There were a number of other great projects. Graduating senior Victoria Harris compared and contrasted the onsite residential programs and single room occupancies (SRO) in Skid Row. Harris is a Los Angeles native that split her childhood years between Boyle Heights and Silver Lake. She became interested in helping people on Skid Row after interning a few years ago at an emergency shelter. Her research also gave a brief history of Skid Row and noted that the district began at the end of the 19th century because it was the last train stop in the entire country. Architecture major Julian Hernandez examined the eateries of Boyle Heights, Hollywood, and Koreatown. Marine Guyujyan analyzed three different libraries across the city -- she compared and contrasted Downtown Central Library, the Vermont Square Library, and the branch in Palms/Rancho Park.
Guyujyan also shared with me an extended essay she wrote about the greening of Los Angeles.
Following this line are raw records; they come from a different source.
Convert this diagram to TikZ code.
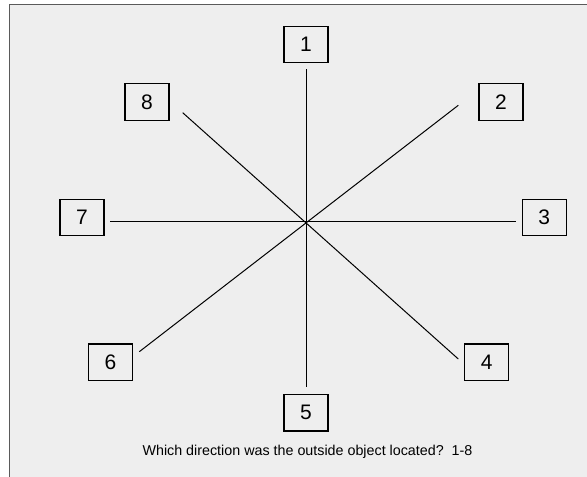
\documentclass[tikz,border=0pt]{standalone}
\usepackage{fontspec}
\setmainfont{Liberation Sans}
\definecolor{bgc}{HTML}{EEEEEE}
\definecolor{framec}{HTML}{5A5A5A}
\begin{document}
\begin{tikzpicture}[x=1pt,y=-1pt,
  numbox/.style={draw=black, fill=bgc, line width=1.2pt, minimum width=44pt, minimum height=36.5pt, inner sep=0pt, font=\fontsize{21}{21}\selectfont},
  ray/.style={draw=black, line width=1pt}]
\useasboundingbox (0,0) rectangle (587,477);
\fill[white] (0,0) rectangle (587,477);
\filldraw[fill=bgc, draw=framec, line width=1pt] (9.5,500) -- (9.5,4.5) -- (600,4.5) -- (600,500) -- cycle;
% boxes
\node[numbox] (n1) at (306,44.5) {1};
\node[numbox] (n2) at (501,102) {2};
\node[numbox] (n3) at (544.3,217.5) {3};
\node[numbox] (n4) at (486.7,362.3) {4};
\node[numbox] (n5) at (306,412.8) {5};
\node[numbox] (n6) at (110.5,362.3) {6};
\node[numbox] (n7) at (82,217.5) {7};
\node[numbox] (n8) at (147,102) {8};
% ray ends
\coordinate (e1) at (306,69);
\coordinate (e5) at (306,387.3);
\coordinate (e7) at (110,221.7);
\coordinate (e3) at (516,221.7);
\coordinate (e8) at (182.7,112.7);
\coordinate (e4) at (458.3,359);
\coordinate (e2) at (458.3,105.3);
\coordinate (e6) at (139.3,351.7);
\draw[ray] (e1) -- (e5);
\draw[ray] (e7) -- (e3);
\draw[ray] (e8) -- (e4);
\draw[ray] (e2) -- (e6);
\node[font=\fontsize{14.3}{16}\selectfont, inner sep=0pt] (q) at (307.5,451.7) {Which direction was the outside object located?\ \ 1-8};
\end{tikzpicture}
\end{document}
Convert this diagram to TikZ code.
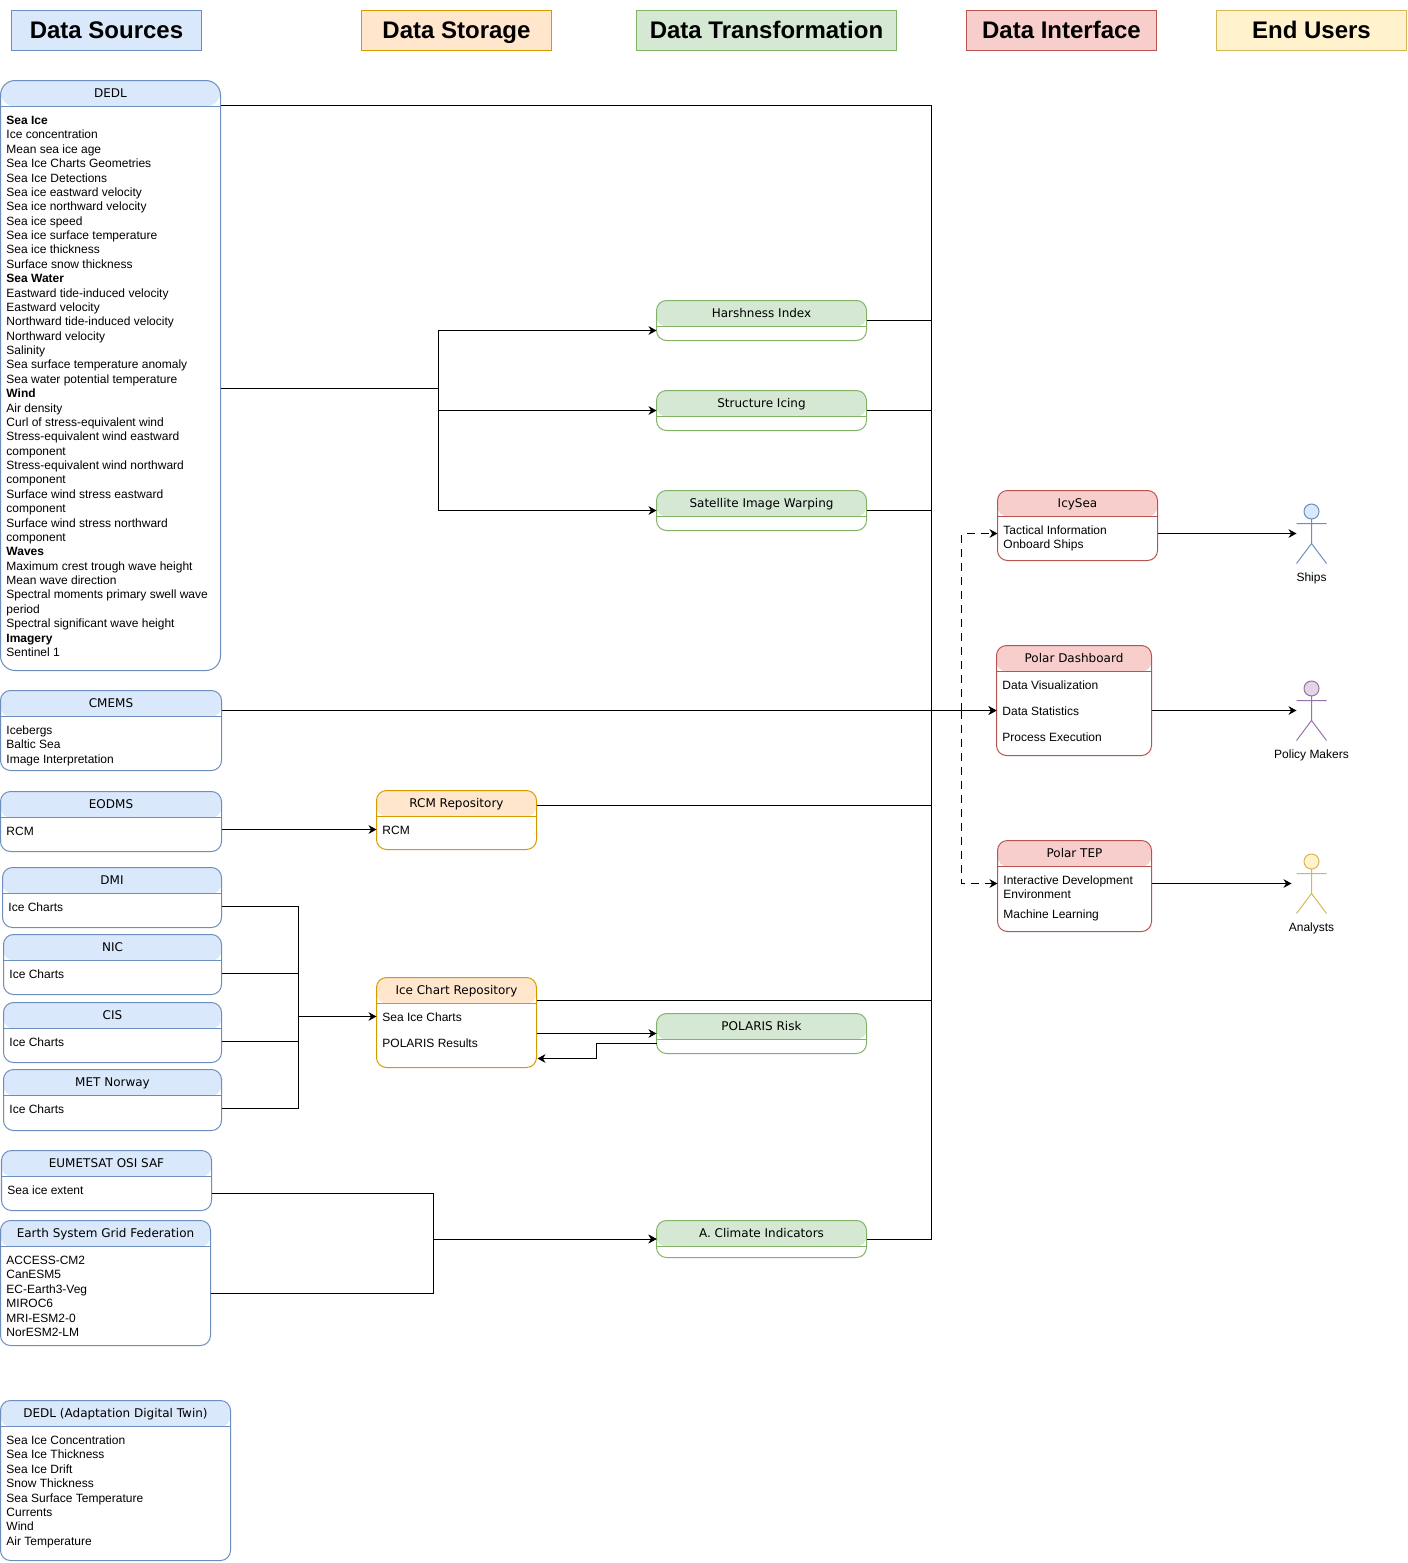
\documentclass[tikz,border=0pt]{standalone}
\usepackage{fontspec}
\setmainfont{Liberation Sans}
\newfontfamily\cardfont{DejaVu Sans}
\usetikzlibrary{arrows.meta,positioning}

\definecolor{bluefill}{HTML}{DAE8FC}
\definecolor{blueline}{HTML}{6C8EBF}
\definecolor{orangefill}{HTML}{FFE6CC}
\definecolor{orangeline}{HTML}{D79B00}
\definecolor{greenfill}{HTML}{D5E8D4}
\definecolor{greenline}{HTML}{82B366}
\definecolor{redfill}{HTML}{F8CECC}
\definecolor{redline}{HTML}{B85450}
\definecolor{yellowfill}{HTML}{FFF2CC}
\definecolor{yellowline}{HTML}{D6B656}
\definecolor{purplefill}{HTML}{E1D5E7}
\definecolor{purpleline}{HTML}{9673A6}

% name, palette, left, top, width, height, title, rows
\newcommand{\listcard}[9][]{%
  \node[cardbox, draw=#3line, minimum width=#6*0.75pt, minimum height=#7*0.75pt, #1,
    path picture={\fill[#3fill] (path picture bounding box.north west) rectangle
      ([yshift=-19.5pt]path picture bounding box.north east);}] (#2) at (#4,#5) {};
  \draw[#3line] ([yshift=-19.5pt]#2.north west) -- ([yshift=-19.5pt]#2.north east);
  \node[cardtitle] (#2-title) at ([yshift=-10.3pt]#2.north) {#8};
  \node[cardtext] (#2-text) at ([xshift=4.1pt,yshift=-25.15pt]#2.north west) {\strut #9};
}
% name, palette, centre x, centre y, label
\newcommand{\actorfig}[5]{%
  \node[actorbox] (#1) at (#3,#4) {};
  \begin{scope}[shift={(#1.center)}, #2line]
    \draw[fill=#2fill] (0,-22) circle[radius=7.5];
    \draw (0,-14.5) -- (0,10) (-15,-10) -- (15,-10) (-15,30) -- (0,10) -- (15,30);
  \end{scope}
  \node[actorlabel] (#1-label) at ([yshift=-34pt]#1.center) {#5};
}

\begin{document}
\begin{tikzpicture}[%
    x=0.75pt,
    y=-0.75pt,
    line width=0.75pt,
    >={Stealth[length=6pt,width=6.5pt]},
    headbox/.style={draw, anchor=north west, outer sep=0pt, minimum height=30pt, inner sep=0pt,
      text height=12pt, text depth=0pt, font=\fontsize{18}{21}\selectfont\bfseries},
    cardbox/.style={rounded corners=7.5pt, fill=white, anchor=north west, inner sep=0pt, outer sep=0pt},
    cardtitle/.style={inner sep=0pt, text height=7pt, text depth=2pt, font=\cardfont\fontsize{9}{10.8}\selectfont},
    cardtext/.style={inner sep=0pt, anchor=north west, align=left, font=\fontsize{9}{10.78}\selectfont},
    actorbox/.style={minimum width=22.5pt, minimum height=45pt, inner sep=0pt, outer sep=0pt},
    actorlabel/.style={inner sep=0pt, font=\fontsize{9}{10.8}\selectfont},
  ]
    \useasboundingbox (0,0) rectangle (1407,1563);

    % column heads
    \node[headbox, draw=blueline, fill=bluefill, minimum width=142.5pt] (sources) at (11.5,10.5) {Data Sources};
    \node[headbox, draw=orangeline, fill=orangefill, minimum width=142.5pt] (storage) at (361.5,10.5) {Data Storage};
    \node[headbox, draw=greenline, fill=greenfill, minimum width=195pt] (transform) at (636.5,10.5) {Data Transformation};
    \node[headbox, draw=redline, fill=redfill, minimum width=142.5pt] (interface) at (966.5,10.5) {Data Interface};
    \node[headbox, draw=yellowline, fill=yellowfill, minimum width=142.5pt] (users) at (1216.5,10.5) {End Users};

    % sources
    \listcard[rounded corners=11pt]{dedl}{blue}{0.5}{80.5}{220}{590}{DEDL}{\textbf{Sea Ice}\\
      Ice concentration\\
      Mean sea ice age\\
      Sea Ice Charts Geometries\\
      Sea Ice Detections\\
      Sea ice eastward velocity\\
      Sea ice northward velocity\\
      Sea ice speed\\
      Sea ice surface temperature\\
      Sea ice thickness\\
      Surface snow thickness\\
      \textbf{Sea Water}\\
      Eastward tide-induced velocity\\
      Eastward velocity\\
      Northward tide-induced velocity\\
      Northward velocity\\
      Salinity\\
      Sea surface temperature anomaly\\
      Sea water potential temperature\\
      \textbf{Wind}\\
      Air density\\
      Curl of stress-equivalent wind\\
      Stress-equivalent wind eastward\\
      component\\
      Stress-equivalent wind northward\\
      component\\
      Surface wind stress eastward\\
      component\\
      Surface wind stress northward\\
      component\\
      \textbf{Waves}\\
      Maximum crest trough wave height\\
      Mean wave direction\\
      Spectral moments primary swell wave\\
      period\\
      Spectral significant wave height\\
      \textbf{Imagery}\\
      Sentinel 1}
    \listcard{cmems}{blue}{0.5}{690.5}{221}{80}{CMEMS}{Icebergs\\Baltic Sea\\Image Interpretation}
    \listcard{eodms}{blue}{0.5}{791.5}{221}{60}{EODMS}{RCM}
    \listcard{dmi}{blue}{2.5}{867.5}{219}{60}{DMI}{Ice Charts}
    \listcard{nic}{blue}{3.5}{934.5}{218}{60}{NIC}{Ice Charts}
    \listcard{cis}{blue}{3.5}{1002.5}{218}{60}{CIS}{Ice Charts}
    \listcard{metnorway}{blue}{3.5}{1069.5}{218}{61}{MET Norway}{Ice Charts}
    \listcard{osisaf}{blue}{1.5}{1150.5}{210}{60}{EUMETSAT OSI SAF}{Sea ice extent}
    \listcard{esgf}{blue}{0.5}{1220.5}{210}{125}{Earth System Grid Federation}{ACCESS-CM2\\
      CanESM5\\
      EC-Earth3-Veg\\
      MIROC6\\
      MRI-ESM2-0\\
      NorESM2-LM}
    \listcard{adt}{blue}{0.5}{1400.5}{230}{160}{DEDL (Adaptation Digital Twin)}{Sea Ice Concentration\\
      Sea Ice Thickness\\
      Sea Ice Drift\\
      Snow Thickness\\
      Sea Surface Temperature\\
      Currents\\
      Wind\\
      Air Temperature}

    % storage
    \listcard{rcmrepo}{orange}{376.5}{790.5}{160}{59}{RCM Repository}{RCM}
    \listcard{icerepo}{orange}{376.5}{977.5}{160}{90}{Ice Chart Repository}{Sea Ice Charts\\[8.7pt]POLARIS Results}

    % transformation
    \listcard{harshness}{green}{656.5}{300.5}{210}{40}{Harshness Index}{}
    \listcard{icing}{green}{656.5}{390.5}{210}{40}{Structure Icing}{}
    \listcard{warping}{green}{656.5}{490.5}{210}{40}{Satellite Image Warping}{}
    \listcard{polaris}{green}{656.5}{1013.5}{210}{40}{POLARIS Risk}{}
    \listcard{climate}{green}{656.5}{1220.5}{210}{37}{A. Climate Indicators}{}

    % interface
    \listcard{icysea}{red}{997.5}{490.5}{160}{70}{IcySea}{Tactical Information\\Onboard Ships}
    \listcard{dashboard}{red}{996.5}{645.5}{155}{110}{Polar Dashboard}{Data Visualization\\[8.7pt]Data Statistics\\[8.7pt]Process Execution}
    \listcard{tep}{red}{997.5}{840.5}{154}{91}{Polar TEP}{Interactive Development\\Environment\\[4.2pt]Machine Learning}

    % users
    \actorfig{ships}{blue}{1311.5}{533.5}{Ships}
    \actorfig{policy}{purple}{1311.5}{710.5}{Policy Makers}
    \actorfig{analysts}{yellow}{1311.5}{883.5}{Analysts}

    \coordinate (trunk) at (931.5,710.5);
    \coordinate (fork) at (961.5,710.5);
    \coordinate (warpbus) at (438.5,388.5);
    \coordinate (icebus) at (298.5,1016.5);
    \coordinate (climatebus) at (433.5,1239);

    % into the dashboard
    \draw[->] (trunk) -- (dashboard.west |- trunk);
    \draw (dedl.east |- 0,105.5) -| (trunk);
    \draw (harshness.east) -| (trunk);
    \draw (icing.east) -| (trunk);
    \draw (warping.east) -| (trunk);
    \draw (rcmrepo.east |- 0,805) -| (trunk);
    \draw (icerepo.east |- 0,1000) -| (trunk);
    \draw (climate.east) -| (trunk);
    \draw[->] (cmems.east |- trunk) -- (dashboard.west |- trunk);
    \draw[dashed,dash pattern=on 6pt off 4.5pt,->] (fork) |- (icysea.west |- 0,533.5);
    \draw[dashed,dash pattern=on 6pt off 4.5pt,->] (fork) |- (tep.west |- 0,883.5);

    % into the indices
    \draw (dedl.east |- warpbus) -- (warpbus);
    \draw[->] (warpbus) |- (harshness.west |- 0,330.5);
    \draw[->] (warpbus) |- (icing.west |- 0,410.5);
    \draw[->] (warpbus) |- (warping.west |- 0,510.5);

    % into the repositories
    \draw[->] (eodms.east |- 0,829.5) -- (rcmrepo.west |- 0,829.5);
    \draw (dmi.east |- 0,906.5) -| (icebus);
    \draw (nic.east |- 0,973.5) -| (icebus);
    \draw (cis.east |- 0,1041.5) -| (icebus);
    \draw (metnorway.east |- 0,1108.5) -| (icebus);
    \draw[->] (icebus) -- (icerepo.west |- icebus);

    % risk loop
    \draw[->] (icerepo.east |- polaris.west) -- (polaris.west);
    \draw[->] (polaris.west |- 0,1043.5) -- (596.5,1043.5) |- ([xshift=0.75pt]icerepo.east |- 0,1058.5);

    % climate models
    \draw[->] (osisaf.east |- 0,1193.5) -| (climatebus) -- (climate.west);
    \draw[->] (esgf.east |- 0,1293.5) -| (climatebus) -- (climate.west);

    % out to the users
    \draw[->] (icysea.east |- ships.west) -- (ships.west);
    \draw[->] (dashboard.east |- policy.west) -- (policy.west);
    \draw[->] (tep.east |- analysts.west) -- ([xshift=-3.75pt]analysts.west);
  \end{tikzpicture}
\end{document}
Her 2,000 word essay offered a survey of the efforts across the city to create more parks. The hopeful, yet thoughtful tone in her writing epitomizes the emerging spirit of the city's next generation. Her vision corroborates with many others when she writes:
The role of parks and other green spaces in making communities attractive and livable is unquestionable. Their significance becomes even more apparent in cities with high urbanization level and population density, where people suffer from poor air quality and excessive noise pollution that creates stress and increases anxiety. Hence, creating access to public parks in Los Angeles is a problem that demands solution from political and business leaders. The good news is that, new projects for green public spaces are becoming to appear more frequently on the Los Angeles political and environmental agenda.
Professor Kendrick and I were both deeply impressed with the student's observations and research. They demonstrated civic engagement and a passionate concern for the future of Los Angeles. We had an excellent experience learning about each of their own L.A. Stories. Salute to these students from Woodbury University for being the next generation of game-changers in the geography of L.A. Letters.